Отечественная война 1812 года глазами современников (Авторов) - страница 150

Трудно было в Москве что-нибудь купить, рынков не было. Разве кто-нибудь из наших украдкой продаст, либо неприятели у нас же награбленное добро нам сбывают. Надо было матушке чем запастись, хоть как-то нибудь нас прокормить, так французы дадут ей проводника. Сколько раз и я выпрошусь с ней, взглянуть, что делается в городе. А страх было посмотреть, что там делалось: все почти выгорело, а наши бедняки спасались в подвалы да в погреба. Иные в церквах тоже жили и ходили все по ночам собирать овощи по огородам.

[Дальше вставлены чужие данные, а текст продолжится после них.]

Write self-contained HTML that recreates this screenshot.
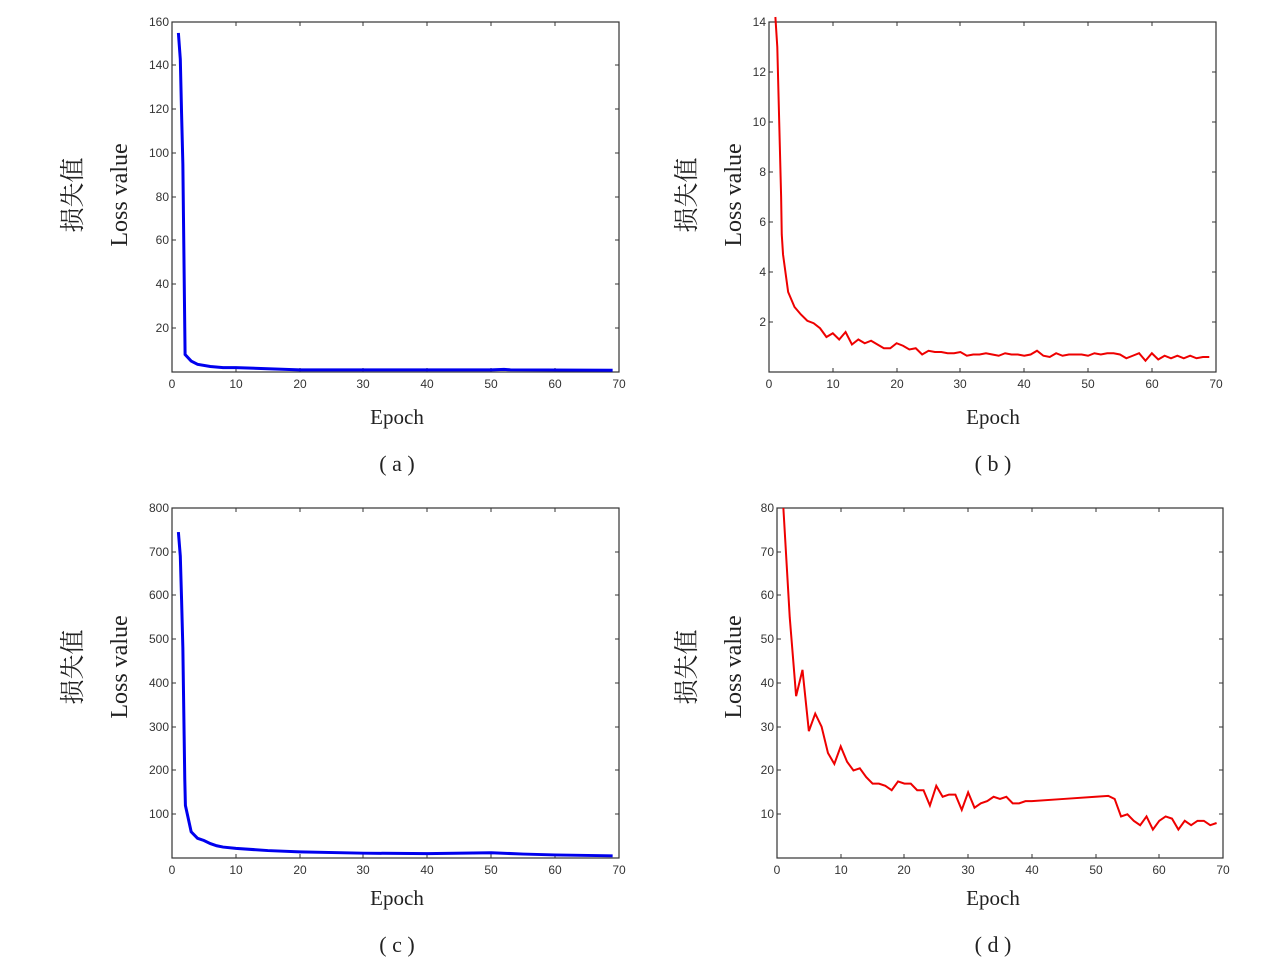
<!DOCTYPE html>
<html><head><meta charset="utf-8"><style>
body{margin:0;background:#fff;}
svg{display:block}
.t{font-family:"Liberation Sans",Arial,sans-serif;font-size:12px;fill:#333}
.s{font-family:"Liberation Serif","Noto Serif CJK SC",serif;font-size:21px;fill:#222}
.l{font-family:"Liberation Serif",serif;font-size:24px;fill:#222}
.z{font-family:"Liberation Serif","Noto Serif CJK SC",serif;font-size:25px;fill:#222}
.c{font-family:"Liberation Serif","Noto Serif CJK SC",serif;font-size:22px;fill:#222}
</style></head><body>
<svg width="1269" height="965" viewBox="0 0 1269 965" xmlns="http://www.w3.org/2000/svg">
<g fill="none" stroke="#333" stroke-width="1.2">
<rect x="172" y="22" width="447" height="350"/>
<rect x="769" y="22" width="447" height="350"/>
<rect x="172" y="508" width="447" height="350"/>
<rect x="777" y="508" width="446" height="350"/>
</g>
<g stroke="#333" stroke-width="1">
<path d="M236,372v-4M300,372v-4M363,372v-4M427,372v-4M491,372v-4M555,372v-4M236,22v4M300,22v4M363,22v4M427,22v4M491,22v4M555,22v4
M172,328h4M172,284h4M172,240h4M172,197h4M172,153h4M172,109h4M172,65h4M619,328h-4M619,284h-4M619,240h-4M619,197h-4M619,153h-4M619,109h-4M619,65h-4"/>
<path d="M833,372v-4M897,372v-4M960,372v-4M1024,372v-4M1088,372v-4M1152,372v-4M833,22v4M897,22v4M960,22v4M1024,22v4M1088,22v4M1152,22v4
M769,322h4M769,272h4M769,222h4M769,172h4M769,122h4M769,72h4M1216,322h-4M1216,272h-4M1216,222h-4M1216,172h-4M1216,122h-4M1216,72h-4"/>
<path d="M236,858v-4M300,858v-4M363,858v-4M427,858v-4M491,858v-4M555,858v-4M236,508v4M300,508v4M363,508v4M427,508v4M491,508v4M555,508v4
M172,814h4M172,770h4M172,727h4M172,683h4M172,639h4M172,595h4M172,552h4M619,814h-4M619,770h-4M619,727h-4M619,683h-4M619,639h-4M619,595h-4M619,552h-4"/>
<path d="M841,858v-4M904,858v-4M968,858v-4M1032,858v-4M1096,858v-4M1159,858v-4M841,508v4M904,508v4M968,508v4M1032,508v4M1096,508v4M1159,508v4
M777,814h4M777,770h4M777,727h4M777,683h4M777,639h4M777,595h4M777,552h4M1223,814h-4M1223,770h-4M1223,727h-4M1223,683h-4M1223,639h-4M1223,595h-4M1223,552h-4"/>
</g>
<g transform="translate(172,372) scale(6.386,-2.1875)">
<polyline fill="none" stroke="#0000ee" stroke-width="3" vector-effect="non-scaling-stroke" points="1,155 1.3,143 1.5,118 1.7,95 1.8,70 1.9,45 2,20 2.05,8 3,5 4,3.5 6,2.5 8,2 10,2 15,1.5 20,1 30,1 50,1 52,1.2 53,1 69,0.8"/>
</g>
<g transform="translate(769,372) scale(6.381,-25)">
<polyline fill="none" stroke="#ee0000" stroke-width="2" vector-effect="non-scaling-stroke" points="1,14.2 1.3,13 1.5,11 1.7,9 1.9,7 2,5.5 2.2,4.7 3,3.2 4,2.6 5,2.3 6,2.05 7,1.95 8,1.75 9,1.4 10,1.55 11,1.3 12,1.6 13,1.1 14,1.3 15,1.15 16,1.25 17,1.1 18,0.95 19,0.95 20,1.15 21,1.05 22,0.9 23,0.95 24,0.7 25,0.85 26,0.8 27,0.8 28,0.75 29,0.75 30,0.8 31,0.65 32,0.7 33,0.7 34,0.75 35,0.7 36,0.65 37,0.75 38,0.7 39,0.7 40,0.65 41,0.7 42,0.85 43,0.65 44,0.6 45,0.75 46,0.65 47,0.7 48,0.7 49,0.7 50,0.65 51,0.75 52,0.7 53,0.75 54,0.75 55,0.7 56,0.55 57,0.65 58,0.75 59,0.45 60,0.75 61,0.5 62,0.65 63,0.55 64,0.65 65,0.55 66,0.65 67,0.55 68,0.6 69,0.6"/>
</g>
<g transform="translate(172,858) scale(6.386,-0.4375)">
<polyline fill="none" stroke="#0000ee" stroke-width="3" vector-effect="non-scaling-stroke" points="1,745 1.3,690 1.5,590 1.7,480 1.8,380 1.9,280 2,180 2.1,120 3,60 4,45 5,40 6,33 7,28 8,25 10,22 15,17 20,14 30,11 40,10 50,12 55,9 60,7 69,5"/>
</g>
<g transform="translate(777,858) scale(6.371,-4.375)">
<polyline fill="none" stroke="#ee0000" stroke-width="2" vector-effect="non-scaling-stroke" points="1,80 2,55 3,37 4,43 5,29 6,33 7,30 8,24 9,21.5 10,25.5 11,22 12,20 13,20.5 14,18.5 15,17 16,17 17,16.5 18,15.5 19,17.5 20,17 21,17 22,15.5 23,15.5 24,12 25,16.5 26,14 27,14.5 28,14.5 29,11 30,15 31,11.5 32,12.5 33,13 34,14 35,13.5 36,14 37,12.5 38,12.5 39,13 40,13 45,13.5 50,14 52,14.2 53,13.5 54,9.5 55,10 56,8.5 57,7.5 58,9.5 59,6.5 60,8.5 61,9.5 62,9 63,6.5 64,8.5 65,7.5 66,8.5 67,8.5 68,7.5 69,8"/>
</g>
<g class="t" text-anchor="end">
<text x="169" y="26">160</text><text x="169" y="69">140</text><text x="169" y="113">120</text><text x="169" y="157">100</text><text x="169" y="201">80</text><text x="169" y="244">60</text><text x="169" y="288">40</text><text x="169" y="332">20</text>
<text x="766" y="26">14</text><text x="766" y="76">12</text><text x="766" y="126">10</text><text x="766" y="176">8</text><text x="766" y="226">6</text><text x="766" y="276">4</text><text x="766" y="326">2</text>
<text x="169" y="512">800</text><text x="169" y="556">700</text><text x="169" y="599">600</text><text x="169" y="643">500</text><text x="169" y="687">400</text><text x="169" y="731">300</text><text x="169" y="774">200</text><text x="169" y="818">100</text>
<text x="774" y="512">80</text><text x="774" y="556">70</text><text x="774" y="599">60</text><text x="774" y="643">50</text><text x="774" y="687">40</text><text x="774" y="731">30</text><text x="774" y="774">20</text><text x="774" y="818">10</text>
</g>
<g class="t" text-anchor="middle">
<text x="172" y="388">0</text><text x="236" y="388">10</text><text x="300" y="388">20</text><text x="363" y="388">30</text><text x="427" y="388">40</text><text x="491" y="388">50</text><text x="555" y="388">60</text><text x="619" y="388">70</text>
<text x="769" y="388">0</text><text x="833" y="388">10</text><text x="897" y="388">20</text><text x="960" y="388">30</text><text x="1024" y="388">40</text><text x="1088" y="388">50</text><text x="1152" y="388">60</text><text x="1216" y="388">70</text>
<text x="172" y="874">0</text><text x="236" y="874">10</text><text x="300" y="874">20</text><text x="363" y="874">30</text><text x="427" y="874">40</text><text x="491" y="874">50</text><text x="555" y="874">60</text><text x="619" y="874">70</text>
<text x="777" y="874">0</text><text x="841" y="874">10</text><text x="904" y="874">20</text><text x="968" y="874">30</text><text x="1032" y="874">40</text><text x="1096" y="874">50</text><text x="1159" y="874">60</text><text x="1223" y="874">70</text>
</g>
<g class="s" text-anchor="middle">
<text x="397" y="424">Epoch</text><text x="993" y="424">Epoch</text>
<text x="397" y="905">Epoch</text><text x="993" y="905">Epoch</text>
</g>
<g class="l" text-anchor="middle">
<text transform="translate(127,195) rotate(-90)">Loss value</text>
<text transform="translate(741,195) rotate(-90)">Loss value</text>
<text transform="translate(127,667) rotate(-90)">Loss value</text>
<text transform="translate(741,667) rotate(-90)">Loss value</text>
</g>
<g class="z" text-anchor="middle">
<text transform="translate(81,195) rotate(-90)">损失值</text>
<text transform="translate(695,195) rotate(-90)">损失值</text>
<text transform="translate(81,667) rotate(-90)">损失值</text>
<text transform="translate(695,667) rotate(-90)">损失值</text>
</g>
<g class="c" text-anchor="middle">
<text x="397" y="471">( a )</text><text x="993" y="471">( b )</text>
<text x="397" y="952">( c )</text><text x="993" y="952">( d )</text>
</g>
</svg>
</body></html>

Пошли мы раз к тетке в село Измайлово; стояли и там французы; тетка сказывала, что обиды от них не видать. Умер священник измайловской церкви; наши в горе, что похоронить его нельзя по православному обряду, и два француза пошли в Москву, привели оттуда священника и похоронили батюшку. Только уж житье в Измайлове было плохое; оставалась в запасах манная крупа; наши ее томили в печке и ели как саламату. Тетка-то и говорит матери: «Перешла бы ты в Сокольники, в батюшкин дом; стоит он пустой. Как бы его не разорили, кабы кто в нем жил, все бы верней было. Тебе бояться нечего, коли придут французы, потому ты с детьми, они тебя не тронут». Уж все знали, что они к детям ласковы, и очень тетка просила, чтобы мы перешли в ее дом. Матушка обещала, что об этом подумает, и вернулись мы в Кремль.

Уж больше месяца французы стояли в Москве, и стали ходить слухи, что они от нас скоро уходят и Москву взорвут. Покойница матушка говорит: «И впрямь лучше нам уходить в Сокольники; береженого и Бог бережет». Собрали мы кое-что из нашей рухляди и пустились в дорогу. Как пришли в дом деда, матушка объяснила проводнику, что мы тут останемся. Он ушел, а мы обошли дом. Видим, кое-где валяются какие-то лохмотья и солдатские вещи. «Ну, — думаем, — должно быть, сюда заглядывали непрошеные гости». Не успели мы оглянуться, повалили к нам французы, и растолковали они нам, что тут стоят, а ходили на смотр. Матушка говорит: «Как же теперь быть?» Они ей объяснили, чтобы мы тут оставались, а сами все машут руками и показывают вдаль. Это они показывали, что скоро уходят. Один посадил мою маленькую сестру к себе на колени да разведет руками и скажет: «Паф! пуф!» Уж это мы после поняли, что он о взрыве говорил. Стали они укладывать свои вещи и скорехонько убрались.

На другой день пришли наши из Измайлово и сказывали, что слышали, будто Наполеон оставил Москву. Многие из наших даже видели, как его полки выходили. Говорили, что жаль было на них смотреть: голь трепетная! Где могли, все ограбили, что в домах, что в церквах и видимо-невидимо с собой унесли серебра и золота, а сами умирали с голоду, и прикрыться нечем было от холода. Кто нарядится в женскую юбку, кто — в шаль, кто — в поповскую ризу, а у иного одна нога в сапоге, а другая босая. Сам Наполеон ушел, да не всех своих увел с собою. Кремля он не очистил и оставил там генерала с командой. Прибиты были записки к кремлевским стенам, и в этих записках сказано, что запрещено нашим под смертной казнью туда входить. Матушка говорит, как это услыхала: «Должно быть, злодей готовит Москве новую еще беду. Слава Богу, что убрались мы вовремя».